## Problem to work on
Work out how many lines in the listing below include the word "this". Give nothing but the number.

Figure scripts:
+-------+
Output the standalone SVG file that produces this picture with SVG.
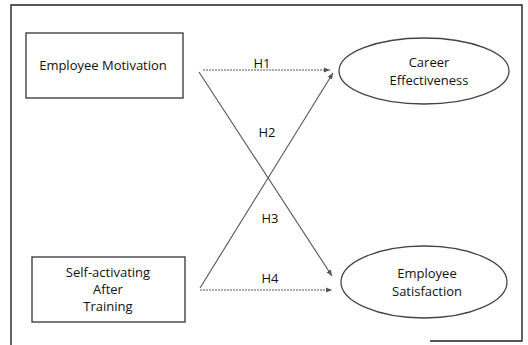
<svg xmlns="http://www.w3.org/2000/svg" width="528" height="345" viewBox="0 0 528 345">
<style>
.frame{fill:none;stroke:#222;stroke-width:1.4}
.box{fill:#fff;stroke:#333;stroke-width:1.3}
.ell{fill:#fff;stroke:#444;stroke-width:1.3}
.t{font-family:"Open Sans","Noto Sans",sans-serif;font-size:13px;fill:#111;text-anchor:middle}
.c{fill:none;stroke:#555;stroke-width:1.1;stroke-dasharray:2 1}
.d{fill:none;stroke:#555;stroke-width:1.1}
</style>
<defs>
<marker id="ah" viewBox="0 0 8 8" refX="7" refY="4" markerWidth="7" markerHeight="7" orient="auto" markerUnits="userSpaceOnUse">
<path d="M0,1 L7,4 L0,7 Z" fill="#555"/>
</marker>
</defs>
<rect width="528" height="345" fill="#fff"/>
<path class="frame" d="M11,345 V5 H522 V341 H430"/>
<g id="connectors">
<line class="c" x1="203" y1="70" x2="330" y2="70" marker-end="url(#ah)"/>
<line class="d" x1="199" y1="72" x2="332" y2="276" marker-end="url(#ah)"/>
<line class="d" x1="200" y1="288" x2="333" y2="73" marker-end="url(#ah)"/>
<line class="c" x1="200" y1="290" x2="332" y2="290" marker-end="url(#ah)"/>
<text class="t" x="262" y="68">H1</text>
<text class="t" x="267" y="137">H2</text>
<text class="t" x="270" y="223">H3</text>
<text class="t" x="270" y="283">H4</text>
</g>
<g id="employee-motivation">
<rect class="box" x="26" y="33" width="157" height="65"/>
<text class="t" x="103" y="70">Employee Motivation</text>
</g>
<g id="self-activating">
<rect class="box" x="32" y="257" width="153" height="65"/>
<text class="t" x="108" y="277">Self-activating</text>
<text class="t" x="108" y="294">After</text>
<text class="t" x="108" y="311">Training</text>
</g>
<g id="career-effectiveness">
<ellipse class="ell" cx="424" cy="71" rx="85" ry="33"/>
<text class="t" x="429" y="67">Career</text>
<text class="t" x="429" y="85">Effectiveness</text>
</g>
<g id="employee-satisfaction">
<ellipse class="ell" cx="424" cy="282" rx="83" ry="36"/>
<text class="t" x="427" y="278">Employee</text>
<text class="t" x="427" y="296">Satisfaction</text>
</g>
</svg>
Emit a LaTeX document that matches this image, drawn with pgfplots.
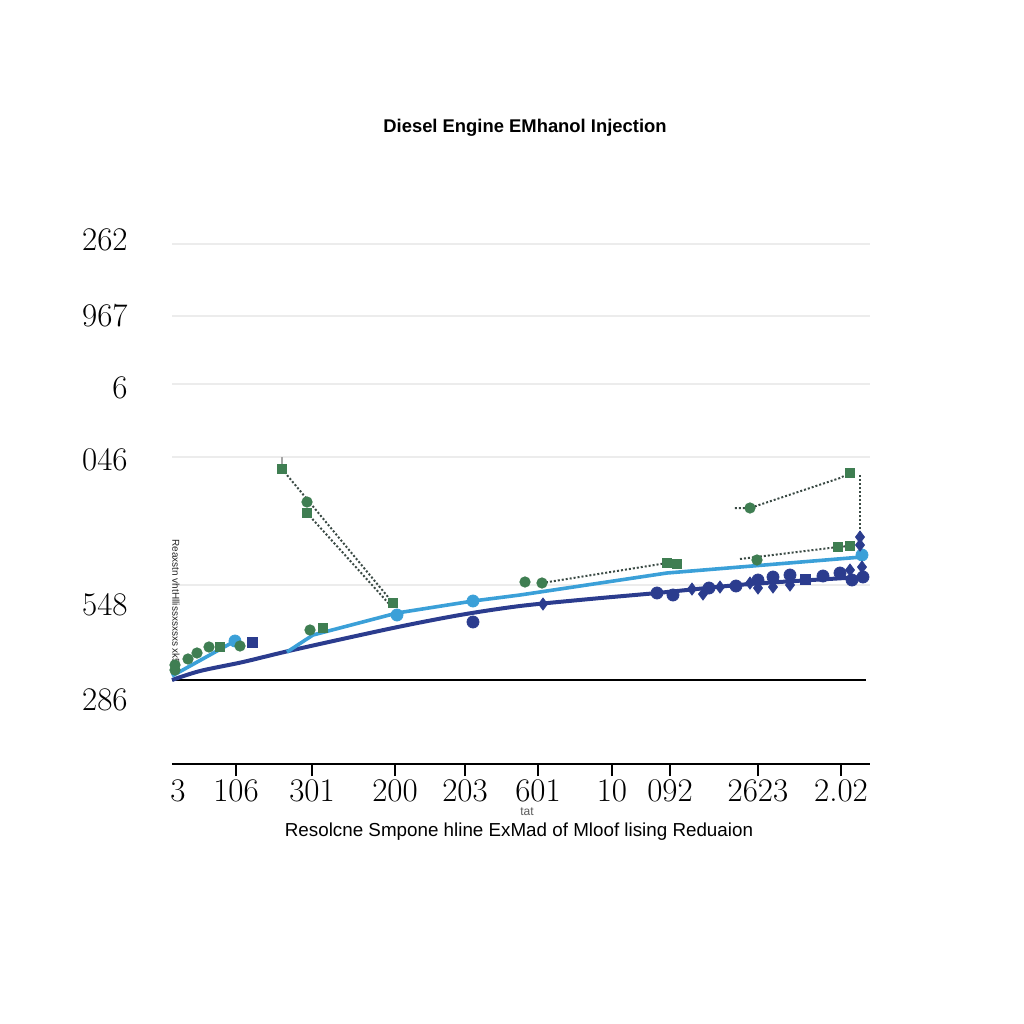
+-------+
## Task solution
2